The Benefits of Experiencing a Wider Range of Emotions
We all know negative feelings can have physiological consequences. When we are stressed or anxious for a prolonged period of time, for example, our blood pressure spikes, our stress hormone levels soar, and our weight inflates—all of which can impact our long-term health. On the flip side, positive emotions have been linked to lower incidences of disease and increased life spans.
But it’s not just general happiness that does the trick. In fact, if you walk around in a steady, blissed-out state, you might not be reaping the same health benefits as people who experience a wide range of positive emotions, some of which are associated with happiness and some of which are not. A person who reports feeling excitement, pride and contentment over the course of a day, even if she or he doesn’t cop to being particularly “happy,” might be healthier in the long run.
The concept of emodiversity—experiencing a wide and rich range of emotions—was introduced in 2014 by positive psychology researcher Jordi Quoidbach, Ph.D., an associate professor of organizational behavior at ESADE Business School in Barcelona, Spain. He and his colleagues surveyed more than 37,000 people and found that high levels of emodiversity predicted better mental and physical health.
Follow-up research has confirmed his findings.
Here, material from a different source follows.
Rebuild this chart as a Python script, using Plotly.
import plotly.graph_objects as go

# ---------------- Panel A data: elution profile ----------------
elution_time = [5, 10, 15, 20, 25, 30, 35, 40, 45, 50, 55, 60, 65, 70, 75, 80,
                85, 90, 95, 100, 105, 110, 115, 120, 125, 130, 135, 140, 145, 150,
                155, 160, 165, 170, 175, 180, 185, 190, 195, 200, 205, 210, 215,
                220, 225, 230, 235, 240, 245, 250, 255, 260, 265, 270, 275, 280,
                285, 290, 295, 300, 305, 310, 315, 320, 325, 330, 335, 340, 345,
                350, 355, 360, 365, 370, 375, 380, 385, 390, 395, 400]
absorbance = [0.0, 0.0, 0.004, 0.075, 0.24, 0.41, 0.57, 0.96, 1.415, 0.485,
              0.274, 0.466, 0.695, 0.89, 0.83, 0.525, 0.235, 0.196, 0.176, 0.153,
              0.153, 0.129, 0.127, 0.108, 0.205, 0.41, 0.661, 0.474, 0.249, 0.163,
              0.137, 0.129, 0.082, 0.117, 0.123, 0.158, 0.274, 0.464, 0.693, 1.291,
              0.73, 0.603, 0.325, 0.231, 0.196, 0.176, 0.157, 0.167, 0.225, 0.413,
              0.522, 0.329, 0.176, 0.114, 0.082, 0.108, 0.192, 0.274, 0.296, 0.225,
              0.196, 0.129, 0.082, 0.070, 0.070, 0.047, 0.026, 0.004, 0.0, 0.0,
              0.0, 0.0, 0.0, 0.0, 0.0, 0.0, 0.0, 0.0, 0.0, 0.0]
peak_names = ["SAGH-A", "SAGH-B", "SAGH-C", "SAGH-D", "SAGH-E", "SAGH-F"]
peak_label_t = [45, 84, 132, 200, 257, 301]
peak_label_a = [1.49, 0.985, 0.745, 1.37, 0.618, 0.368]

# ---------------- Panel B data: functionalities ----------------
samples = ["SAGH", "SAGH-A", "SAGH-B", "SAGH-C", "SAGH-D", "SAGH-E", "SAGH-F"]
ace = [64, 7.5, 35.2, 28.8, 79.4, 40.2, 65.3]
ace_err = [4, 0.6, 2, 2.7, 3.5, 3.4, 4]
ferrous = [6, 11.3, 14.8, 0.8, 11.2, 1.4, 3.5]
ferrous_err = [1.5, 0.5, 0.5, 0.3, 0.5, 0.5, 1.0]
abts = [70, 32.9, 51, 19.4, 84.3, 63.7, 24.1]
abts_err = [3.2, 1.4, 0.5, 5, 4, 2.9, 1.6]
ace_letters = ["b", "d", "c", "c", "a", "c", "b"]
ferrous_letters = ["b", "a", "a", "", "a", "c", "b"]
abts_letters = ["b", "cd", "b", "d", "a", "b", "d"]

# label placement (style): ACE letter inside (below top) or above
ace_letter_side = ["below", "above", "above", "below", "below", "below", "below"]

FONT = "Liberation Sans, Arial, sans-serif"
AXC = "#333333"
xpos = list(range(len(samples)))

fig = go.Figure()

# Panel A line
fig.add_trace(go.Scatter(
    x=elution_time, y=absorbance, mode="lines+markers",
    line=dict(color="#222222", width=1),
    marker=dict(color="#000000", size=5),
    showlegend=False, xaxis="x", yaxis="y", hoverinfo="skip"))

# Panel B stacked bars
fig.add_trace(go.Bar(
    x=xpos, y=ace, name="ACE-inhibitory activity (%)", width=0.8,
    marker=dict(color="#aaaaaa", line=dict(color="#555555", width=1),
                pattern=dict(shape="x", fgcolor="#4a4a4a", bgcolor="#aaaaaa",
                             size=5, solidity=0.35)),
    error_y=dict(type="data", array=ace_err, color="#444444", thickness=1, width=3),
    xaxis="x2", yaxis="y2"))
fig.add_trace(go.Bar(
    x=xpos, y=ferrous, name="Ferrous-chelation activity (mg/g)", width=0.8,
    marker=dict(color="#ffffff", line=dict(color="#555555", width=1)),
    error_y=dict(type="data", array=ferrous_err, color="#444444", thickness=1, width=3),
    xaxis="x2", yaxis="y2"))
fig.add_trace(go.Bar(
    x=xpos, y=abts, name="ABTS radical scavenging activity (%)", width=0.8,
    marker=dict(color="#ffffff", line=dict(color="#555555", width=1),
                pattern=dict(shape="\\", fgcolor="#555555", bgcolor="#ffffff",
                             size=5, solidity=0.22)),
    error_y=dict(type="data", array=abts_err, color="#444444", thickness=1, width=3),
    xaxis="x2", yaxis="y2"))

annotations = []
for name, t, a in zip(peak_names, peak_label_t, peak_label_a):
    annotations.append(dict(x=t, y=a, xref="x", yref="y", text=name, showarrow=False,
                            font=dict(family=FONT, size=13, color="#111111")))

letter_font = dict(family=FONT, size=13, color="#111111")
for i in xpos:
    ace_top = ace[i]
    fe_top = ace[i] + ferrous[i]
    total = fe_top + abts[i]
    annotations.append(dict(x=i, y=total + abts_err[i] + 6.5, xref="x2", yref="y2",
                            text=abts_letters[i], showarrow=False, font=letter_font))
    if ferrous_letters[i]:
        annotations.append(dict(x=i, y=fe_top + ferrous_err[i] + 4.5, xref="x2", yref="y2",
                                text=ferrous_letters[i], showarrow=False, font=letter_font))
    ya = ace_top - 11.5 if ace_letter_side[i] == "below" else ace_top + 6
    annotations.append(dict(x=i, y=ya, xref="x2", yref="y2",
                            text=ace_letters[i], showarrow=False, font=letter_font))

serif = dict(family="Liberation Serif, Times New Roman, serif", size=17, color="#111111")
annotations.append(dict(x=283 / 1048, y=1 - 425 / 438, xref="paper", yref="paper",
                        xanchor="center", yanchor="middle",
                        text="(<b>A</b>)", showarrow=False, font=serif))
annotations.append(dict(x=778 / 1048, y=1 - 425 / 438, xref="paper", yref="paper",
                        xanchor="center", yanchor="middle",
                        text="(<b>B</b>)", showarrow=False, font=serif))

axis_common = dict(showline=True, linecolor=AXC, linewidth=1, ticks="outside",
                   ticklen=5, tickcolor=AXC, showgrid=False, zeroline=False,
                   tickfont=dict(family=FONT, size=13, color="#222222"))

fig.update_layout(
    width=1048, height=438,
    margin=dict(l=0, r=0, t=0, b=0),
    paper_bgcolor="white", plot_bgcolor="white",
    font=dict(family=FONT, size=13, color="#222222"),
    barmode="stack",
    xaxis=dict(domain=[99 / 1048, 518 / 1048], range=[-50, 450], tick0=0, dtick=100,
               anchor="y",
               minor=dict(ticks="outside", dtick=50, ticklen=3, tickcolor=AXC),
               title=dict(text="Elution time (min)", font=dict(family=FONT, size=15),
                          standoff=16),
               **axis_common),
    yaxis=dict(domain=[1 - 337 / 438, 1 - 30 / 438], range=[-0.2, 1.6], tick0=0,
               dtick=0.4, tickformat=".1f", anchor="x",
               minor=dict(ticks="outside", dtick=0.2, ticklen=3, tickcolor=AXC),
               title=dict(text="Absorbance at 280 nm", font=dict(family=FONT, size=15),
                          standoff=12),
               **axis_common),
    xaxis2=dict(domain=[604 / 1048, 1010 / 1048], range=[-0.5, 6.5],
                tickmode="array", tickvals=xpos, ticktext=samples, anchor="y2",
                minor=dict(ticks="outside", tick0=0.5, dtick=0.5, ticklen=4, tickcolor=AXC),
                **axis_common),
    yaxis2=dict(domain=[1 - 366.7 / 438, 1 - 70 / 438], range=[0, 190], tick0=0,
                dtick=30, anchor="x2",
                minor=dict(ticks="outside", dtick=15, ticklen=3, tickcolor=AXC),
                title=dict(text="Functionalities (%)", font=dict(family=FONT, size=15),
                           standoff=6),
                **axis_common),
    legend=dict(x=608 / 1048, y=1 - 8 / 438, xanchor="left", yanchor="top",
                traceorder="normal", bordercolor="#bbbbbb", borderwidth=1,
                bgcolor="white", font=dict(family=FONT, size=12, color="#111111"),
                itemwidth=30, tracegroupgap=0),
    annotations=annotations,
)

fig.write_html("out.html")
Anthony Ong, Ph.D., a professor of human development at Cornell University and professor of gerontology in medicine at Weill Cornell Medical College, found that people who experienced diversity in their emotions had reduced inflammation levels compared to those didn’t, independent of age, body mass index and medical conditions.
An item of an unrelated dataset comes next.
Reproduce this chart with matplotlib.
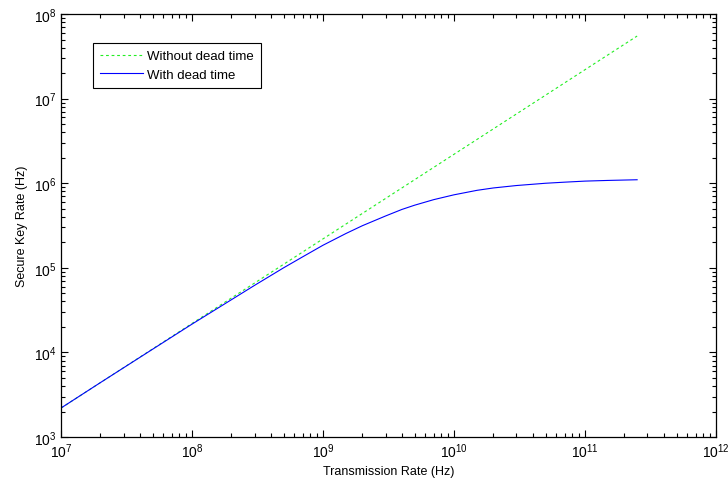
import numpy as np
import matplotlib.pyplot as plt

plt.rcParams['font.family'] = ['Liberation Sans', 'DejaVu Sans']
plt.rcParams['mathtext.fontset'] = 'custom'
plt.rcParams['mathtext.rm'] = 'Liberation Sans'

# Transmission rate (Hz)
rate = [1e7, 2e7, 5e7, 1e8, 2e8, 3e8, 5e8, 7e8, 1e9, 1.5e9, 2e9, 3e9, 4e9,
        5e9, 7e9, 1e10, 1.5e10, 2e10, 3e10, 5e10, 7e10, 1e11, 1.5e11, 2.5e11]

# Secure key rate without dead time (Hz)
key_no_dead = [2.2e3, 4.4e3, 1.1e4, 2.2e4, 4.4e4, 6.6e4, 1.1e5, 1.54e5, 2.2e5,
               3.3e5, 4.4e5, 6.6e5, 8.8e5, 1.1e6, 1.54e6, 2.2e6, 3.3e6, 4.4e6,
               6.6e6, 1.1e7, 1.54e7, 2.2e7, 3.3e7, 5.5e7]

# Secure key rate with dead time (Hz)
key_dead = [2.2e3, 4.4e3, 1.09e4, 2.16e4, 4.2e4, 6.2e4, 1.0e5, 1.35e5, 1.85e5,
            2.55e5, 3.15e5, 4.1e5, 4.9e5, 5.5e5, 6.4e5, 7.3e5, 8.25e5, 8.8e5,
            9.4e5, 1.0e6, 1.03e6, 1.06e6, 1.08e6, 1.1e6]

fig = plt.figure(figsize=(7.28, 4.85), dpi=100)
ax = fig.add_axes([0.0838, 0.0969, 0.8997, 0.872])

ax.loglog(rate, key_no_dead, color='#22ee22', linestyle=(0, (2.5, 2.5)),
          linewidth=0.8, label='Without dead time')
ax.loglog(rate, key_dead, color='#0000ff', linewidth=0.8, label='With dead time')

ax.set_xlim(1e7, 1e12)
ax.set_ylim(1e3, 1e8)
ax.set_xticks([1e7, 1e8, 1e9, 1e10, 1e11, 1e12])
ax.set_yticks([1e3, 1e4, 1e5, 1e6, 1e7, 1e8])

ax.tick_params(which='both', direction='in', top=True, right=True, labelsize=10)
ax.tick_params(which='major', length=5, width=0.8)
ax.tick_params(which='minor', length=3, width=0.8)
for s in ax.spines.values():
    s.set_linewidth(0.9)

ax.set_xlabel('Transmission Rate (Hz)', fontsize=9, labelpad=3)
ax.set_ylabel('Secure Key Rate (Hz)', fontsize=9, labelpad=4)

leg = ax.legend(loc='upper left', bbox_to_anchor=(0.049, 0.932), fontsize=9.5,
                fancybox=False, framealpha=1, edgecolor='black',
                borderpad=0.55, handlelength=3.2, labelspacing=0.45,
                handletextpad=0.3, borderaxespad=0)
leg.get_frame().set_linewidth(0.8)

plt.savefig('out.png', dpi=100)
Related: How Emotionally Intelligent Are You?
So how can you experience a wider range of emotions?
Name that emotion.
“The simple, daily practice of labeling and categorizing emotions in discrete terms may facilitate the experience [of emodiversity],” Ong says. Instead of saying, “I feel lousy,” on a bad day, try to distinguish exactly what you’re feeling. Guilt? Embarrassment? Fatigue? Go beyond good and bad, happy and sad. The next time you finish a big project or receive a compliment on your work, take note of your emotional state.
If you saw the Disney Pixar movie with your child or grandchild, or just by yourself (no judgment), you learned the important lesson that you can’t get rid of one emotion without numbing yourself to them all. “Many of us avoid emotions [like shame and guilt] without realizing the consequences of having a small emotional range,” says Anna Kress, Psy.D., a psychologist in Princeton, New Jersey. “But all emotions help us respond to our environment in an adaptive way. For example, anxiety can keep us out of danger, anger can help us establish boundaries, and sadness allows us to slow down and process a loss or seek support.” Your emotional life is a complex system of checks and balances; avoid or ignore one aspect of it, and the whole thing can fall apart.
Accept opposing emotions.
You’re in a museum, awed by an epic painting. You feel inspired, but you’re also really annoyed at the crowds. Guess what? We’re human and capable of more than one emotion—awe and agitation, in this case—at the same time. Amazing! If you can recognize both of them, you’ll have an easier time not letting the crowds bother you.